=== Provided data ===

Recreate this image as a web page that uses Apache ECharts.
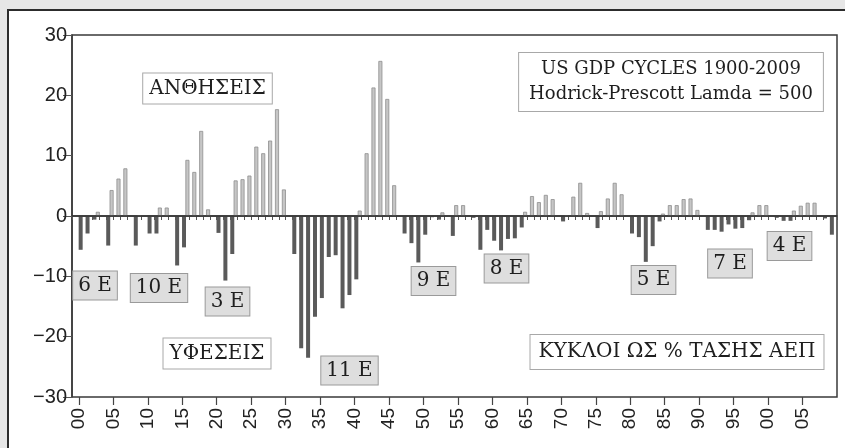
<!DOCTYPE html>
<html><head><meta charset="utf-8">
<script src="https://cdn.jsdelivr.net/npm/echarts@6/dist/echarts.min.js"></script>
<style>html,body{margin:0;padding:0;background:#e6e6e6}#c{width:845px;height:448px}</style>
</head><body><div id="c"></div>
<script>
// US GDP cycles, % deviation from HP trend (lambda = 500), 1900-2009
const gdp1900s = [-5.6, -2.9, -0.6, 0.7, -4.9, 4.3, 6.2, 7.9, -4.9, 0.1];
const gdp1910s = [-2.9, -2.9, 1.4, 1.4, -8.2, -5.2, 9.3, 7.3, 14.1, 1.1];
const gdp1920s = [-2.8, -10.7, -6.3, 5.9, 6.1, 6.7, 11.5, 10.4, 12.5, 17.7];
const gdp1930s = [4.4, -6.3, -21.9, -23.5, -16.7, -13.6, -6.8, -6.5, -15.3, -13.1];
const gdp1940s = [-10.5, 0.9, 10.4, 21.3, 25.7, 19.4, 5.1, -2.9, -4.5, -7.7];
const gdp1950s = [-3.1, -0.2, -0.6, 0.6, -3.3, 1.8, 1.8, -0.3, -5.6, -2.3];
const gdp1960s = [-4.1, -5.7, -3.8, -3.7, -1.9, 0.7, 3.3, 2.3, 3.5, 2.8];
const gdp1970s = [-0.9, 0.1, 3.2, 5.5, 0.5, -2.0, 0.8, 2.9, 5.5, 3.6];
const gdp1980s = [-2.9, -3.5, -7.6, -5.0, -0.9, 0.4, 1.8, 1.8, 2.8, 2.9];
const gdp1990s = [1.0, -2.3, -2.3, -2.6, -1.4, -2.1, -2.0, -0.7, 0.6, 1.8];
const gdp2000s = [1.8, -0.3, -0.8, -0.8, 0.9, 1.7, 2.2, 2.2, -0.4, -3.1];

const firstYear = 1900;
const axisStartYear = 1899;
const axisEndYear = 2010;
const xTickYears  = [1900,1905,1910,1915,1920,1925,1930,1935,1940,1945,1950,1955,1960,1965,1970,1975,1980,1985,1990,1995,2000,2005];
const xTickLabels = ['00','05','10','15','20','25','30','35','40','45','50','55','60','65','70','75','80','85','90','95','00','05'];
const yMin = -30, yMax = 30, yStep = 10;

const values = [].concat(gdp1900s, gdp1910s, gdp1920s, gdp1930s, gdp1940s,
  gdp1950s, gdp1960s, gdp1970s, gdp1980s, gdp1990s, gdp2000s);

const categories = [];
for (let y = axisStartYear; y <= axisEndYear; y++) categories.push(String(y));
const valueAt = c => { const i = Number(c) - firstYear; return (i >= 0 && i < values.length) ? values[i] : null; };
const posData = categories.map(c => { const v = valueAt(c); return (v !== null && v > 0) ? v : null; });
const negData = categories.map(c => { const v = valueAt(c); return (v !== null && v <= 0) ? v : null; });
const isMajor = (idx, val) => xTickYears.indexOf(Number(val)) >= 0;

const serif = 'DejaVu Serif';
function box(text, cx, cy, opts) {
  opts = opts || {};
  return {
    type: 'text', x: cx, y: cy, z: 50,
    style: {
      text: text, align: 'center', verticalAlign: 'middle',
      font: (opts.size || 20) + 'px "' + serif + '"',
      fill: '#1e1e1e',
      backgroundColor: opts.fill || '#ffffff',
      borderColor: opts.border || '#a8a8a8', borderWidth: 1,
      padding: opts.pad || [3, 6, 3, 6],
      lineHeight: opts.lh || 24
    }
  };
}
const grayFill = '#dedede', grayBorder = '#9a9a9a';

const chart = echarts.init(document.getElementById('c'), null, {renderer: 'canvas'});
chart.setOption({
  backgroundColor: 'transparent',
  animation: false,
  grid: { left: 72, right: 8, top: 35, bottom: 51, show: true, borderColor: '#3a3a3a', borderWidth: 1.5, backgroundColor: 'transparent', containLabel: false },
  xAxis: [{
    type: 'category', data: categories, boundaryGap: false,
    axisLine: { show: true, lineStyle: { color: '#3a3a3a', width: 1.5 } },
    axisTick: { show: true, interval: 0, length: 4, lineStyle: { color: '#555', width: 1 } },
    axisLabel: { show: false }, splitLine: { show: false }
  }, {
    type: 'category', data: categories, boundaryGap: false, position: 'bottom',
    axisLine: { show: false },
    axisTick: { show: true, interval: isMajor, length: 8, lineStyle: { color: '#444', width: 1.2 } },
    axisLabel: {
      show: true, interval: isMajor, rotate: 90, margin: 11,
      fontFamily: 'Liberation Sans', fontSize: 19, color: '#222',
      formatter: v => { const k = xTickYears.indexOf(Number(v)); return k >= 0 ? xTickLabels[k] : ''; }
    },
    splitLine: { show: false }
  }],
  yAxis: {
    type: 'value', min: yMin, max: yMax, interval: yStep,
    axisLine: { show: true, lineStyle: { color: '#3a3a3a', width: 1.5 } },
    axisTick: { show: true, length: 9, lineStyle: { color: '#555', width: 1 } },
    axisLabel: { margin: 5, fontFamily: 'Liberation Sans', fontSize: 20, color: '#222',
      formatter: v => v < 0 ? '\u2212' + (-v) : String(v) },
    splitLine: { show: false }
  },
  series: [{
    name: 'Ανθήσεις', type: 'bar', xAxisIndex: 0, data: posData,
    barWidth: 4, barGap: '-12%',
    itemStyle: { color: '#c6c6c6', borderColor: '#8e8e8e', borderWidth: 0.8 }
  }, {
    name: 'Υφέσεις', type: 'bar', xAxisIndex: 0, data: negData,
    barWidth: 4, barGap: '-12%',
    itemStyle: { color: '#5a5a5a' },
    markLine: { silent: true, symbol: 'none', label: { show: false },
      lineStyle: { color: '#333', width: 1.5, type: 'solid' }, data: [{ yAxis: 0 }] }
  }],
  graphic: [
    { type: 'rect', z: -10, shape: { x: 8, y: 10, width: 860, height: 460 },
      style: { fill: '#ffffff', stroke: '#2c2c2c', lineWidth: 2 } },
    box('ΑΝΘΗΣΕΙΣ', 207.5, 88.5),
    box('ΥΦΕΣΕΙΣ', 217, 353.5),
    box('US GDP CYCLES 1900-2009\nHodrick-Prescott Lamda = 500', 671, 82, { size: 18, lh: 25, pad: [4, 10, 4, 10] }),
    box('ΚΥΚΛΟΙ ΩΣ % ΤΑΣΗΣ ΑΕΠ', 677, 352, { pad: [5, 8, 5, 8] }),
    box('6 E', 95, 285.5, { fill: grayFill, border: grayBorder, pad: [2, 5, 2, 5] }),
    box('10 E', 159, 288, { fill: grayFill, border: grayBorder, pad: [2, 5, 2, 5] }),
    box('3 E', 227.5, 301.5, { fill: grayFill, border: grayBorder, pad: [2, 5, 2, 5] }),
    box('11 E', 349.5, 370.5, { fill: grayFill, border: grayBorder, pad: [2, 5, 2, 5] }),
    box('9 E', 433.5, 281, { fill: grayFill, border: grayBorder, pad: [2, 5, 2, 5] }),
    box('8 E', 506.5, 268.5, { fill: grayFill, border: grayBorder, pad: [2, 5, 2, 5] }),
    box('5 E', 653.5, 280, { fill: grayFill, border: grayBorder, pad: [2, 5, 2, 5] }),
    box('7 E', 730, 263.5, { fill: grayFill, border: grayBorder, pad: [2, 5, 2, 5] }),
    box('4 E', 789.5, 246, { fill: grayFill, border: grayBorder, pad: [2, 5, 2, 5] })
  ]
});
</script></body></html>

===

▸ **Task directions**
Replicate the material above verbatim; images stay out of the copy.

▸ **Solution**
Recreate this image as a web page that uses Apache ECharts.
<!DOCTYPE html>
<html><head><meta charset="utf-8">
<script src="https://cdn.jsdelivr.net/npm/echarts@6/dist/echarts.min.js"></script>
<style>html,body{margin:0;padding:0;background:#e6e6e6}#c{width:845px;height:448px}</style>
</head><body><div id="c"></div>
<script>
// US GDP cycles, % deviation from HP trend (lambda = 500), 1900-2009
const gdp1900s = [-5.6, -2.9, -0.6, 0.7, -4.9, 4.3, 6.2, 7.9, -4.9, 0.1];
const gdp1910s = [-2.9, -2.9, 1.4, 1.4, -8.2, -5.2, 9.3, 7.3, 14.1, 1.1];
const gdp1920s = [-2.8, -10.7, -6.3, 5.9, 6.1, 6.7, 11.5, 10.4, 12.5, 17.7];
const gdp1930s = [4.4, -6.3, -21.9, -23.5, -16.7, -13.6, -6.8, -6.5, -15.3, -13.1];
const gdp1940s = [-10.5, 0.9, 10.4, 21.3, 25.7, 19.4, 5.1, -2.9, -4.5, -7.7];
const gdp1950s = [-3.1, -0.2, -0.6, 0.6, -3.3, 1.8, 1.8, -0.3, -5.6, -2.3];
const gdp1960s = [-4.1, -5.7, -3.8, -3.7, -1.9, 0.7, 3.3, 2.3, 3.5, 2.8];
const gdp1970s = [-0.9, 0.1, 3.2, 5.5, 0.5, -2.0, 0.8, 2.9, 5.5, 3.6];
const gdp1980s = [-2.9, -3.5, -7.6, -5.0, -0.9, 0.4, 1.8, 1.8, 2.8, 2.9];
const gdp1990s = [1.0, -2.3, -2.3, -2.6, -1.4, -2.1, -2.0, -0.7, 0.6, 1.8];
const gdp2000s = [1.8, -0.3, -0.8, -0.8, 0.9, 1.7, 2.2, 2.2, -0.4, -3.1];

const firstYear = 1900;
const axisStartYear = 1899;
const axisEndYear = 2010;
const xTickYears  = [1900,1905,1910,1915,1920,1925,1930,1935,1940,1945,1950,1955,1960,1965,1970,1975,1980,1985,1990,1995,2000,2005];
const xTickLabels = ['00','05','10','15','20','25','30','35','40','45','50','55','60','65','70','75','80','85','90','95','00','05'];
const yMin = -30, yMax = 30, yStep = 10;

const values = [].concat(gdp1900s, gdp1910s, gdp1920s, gdp1930s, gdp1940s,
  gdp1950s, gdp1960s, gdp1970s, gdp1980s, gdp1990s, gdp2000s);

const categories = [];
for (let y = axisStartYear; y <= axisEndYear; y++) categories.push(String(y));
const valueAt = c => { const i = Number(c) - firstYear; return (i >= 0 && i < values.length) ? values[i] : null; };
const posData = categories.map(c => { const v = valueAt(c); return (v !== null && v > 0) ? v : null; });
const negData = categories.map(c => { const v = valueAt(c); return (v !== null && v <= 0) ? v : null; });
const isMajor = (idx, val) => xTickYears.indexOf(Number(val)) >= 0;

const serif = 'DejaVu Serif';
function box(text, cx, cy, opts) {
  opts = opts || {};
  return {
    type: 'text', x: cx, y: cy, z: 50,
    style: {
      text: text, align: 'center', verticalAlign: 'middle',
      font: (opts.size || 20) + 'px "' + serif + '"',
      fill: '#1e1e1e',
      backgroundColor: opts.fill || '#ffffff',
      borderColor: opts.border || '#a8a8a8', borderWidth: 1,
      padding: opts.pad || [3, 6, 3, 6],
      lineHeight: opts.lh || 24
    }
  };
}
const grayFill = '#dedede', grayBorder = '#9a9a9a';

const chart = echarts.init(document.getElementById('c'), null, {renderer: 'canvas'});
chart.setOption({
  backgroundColor: 'transparent',
  animation: false,
  grid: { left: 72, right: 8, top: 35, bottom: 51, show: true, borderColor: '#3a3a3a', borderWidth: 1.5, backgroundColor: 'transparent', containLabel: false },
  xAxis: [{
    type: 'category', data: categories, boundaryGap: false,
    axisLine: { show: true, lineStyle: { color: '#3a3a3a', width: 1.5 } },
    axisTick: { show: true, interval: 0, length: 4, lineStyle: { color: '#555', width: 1 } },
    axisLabel: { show: false }, splitLine: { show: false }
  }, {
    type: 'category', data: categories, boundaryGap: false, position: 'bottom',
    axisLine: { show: false },
    axisTick: { show: true, interval: isMajor, length: 8, lineStyle: { color: '#444', width: 1.2 } },
    axisLabel: {
      show: true, interval: isMajor, rotate: 90, margin: 11,
      fontFamily: 'Liberation Sans', fontSize: 19, color: '#222',
      formatter: v => { const k = xTickYears.indexOf(Number(v)); return k >= 0 ? xTickLabels[k] : ''; }
    },
    splitLine: { show: false }
  }],
  yAxis: {
    type: 'value', min: yMin, max: yMax, interval: yStep,
    axisLine: { show: true, lineStyle: { color: '#3a3a3a', width: 1.5 } },
    axisTick: { show: true, length: 9, lineStyle: { color: '#555', width: 1 } },
    axisLabel: { margin: 5, fontFamily: 'Liberation Sans', fontSize: 20, color: '#222',
      formatter: v => v < 0 ? '\u2212' + (-v) : String(v) },
    splitLine: { show: false }
  },
  series: [{
    name: 'Ανθήσεις', type: 'bar', xAxisIndex: 0, data: posData,
    barWidth: 4, barGap: '-12%',
    itemStyle: { color: '#c6c6c6', borderColor: '#8e8e8e', borderWidth: 0.8 }
  }, {
    name: 'Υφέσεις', type: 'bar', xAxisIndex: 0, data: negData,
    barWidth: 4, barGap: '-12%',
    itemStyle: { color: '#5a5a5a' },
    markLine: { silent: true, symbol: 'none', label: { show: false },
      lineStyle: { color: '#333', width: 1.5, type: 'solid' }, data: [{ yAxis: 0 }] }
  }],
  graphic: [
    { type: 'rect', z: -10, shape: { x: 8, y: 10, width: 860, height: 460 },
      style: { fill: '#ffffff', stroke: '#2c2c2c', lineWidth: 2 } },
    box('ΑΝΘΗΣΕΙΣ', 207.5, 88.5),
    box('ΥΦΕΣΕΙΣ', 217, 353.5),
    box('US GDP CYCLES 1900-2009\nHodrick-Prescott Lamda = 500', 671, 82, { size: 18, lh: 25, pad: [4, 10, 4, 10] }),
    box('ΚΥΚΛΟΙ ΩΣ % ΤΑΣΗΣ ΑΕΠ', 677, 352, { pad: [5, 8, 5, 8] }),
    box('6 E', 95, 285.5, { fill: grayFill, border: grayBorder, pad: [2, 5, 2, 5] }),
    box('10 E', 159, 288, { fill: grayFill, border: grayBorder, pad: [2, 5, 2, 5] }),
    box('3 E', 227.5, 301.5, { fill: grayFill, border: grayBorder, pad: [2, 5, 2, 5] }),
    box('11 E', 349.5, 370.5, { fill: grayFill, border: grayBorder, pad: [2, 5, 2, 5] }),
    box('9 E', 433.5, 281, { fill: grayFill, border: grayBorder, pad: [2, 5, 2, 5] }),
    box('8 E', 506.5, 268.5, { fill: grayFill, border: grayBorder, pad: [2, 5, 2, 5] }),
    box('5 E', 653.5, 280, { fill: grayFill, border: grayBorder, pad: [2, 5, 2, 5] }),
    box('7 E', 730, 263.5, { fill: grayFill, border: grayBorder, pad: [2, 5, 2, 5] }),
    box('4 E', 789.5, 246, { fill: grayFill, border: grayBorder, pad: [2, 5, 2, 5] })
  ]
});
</script></body></html>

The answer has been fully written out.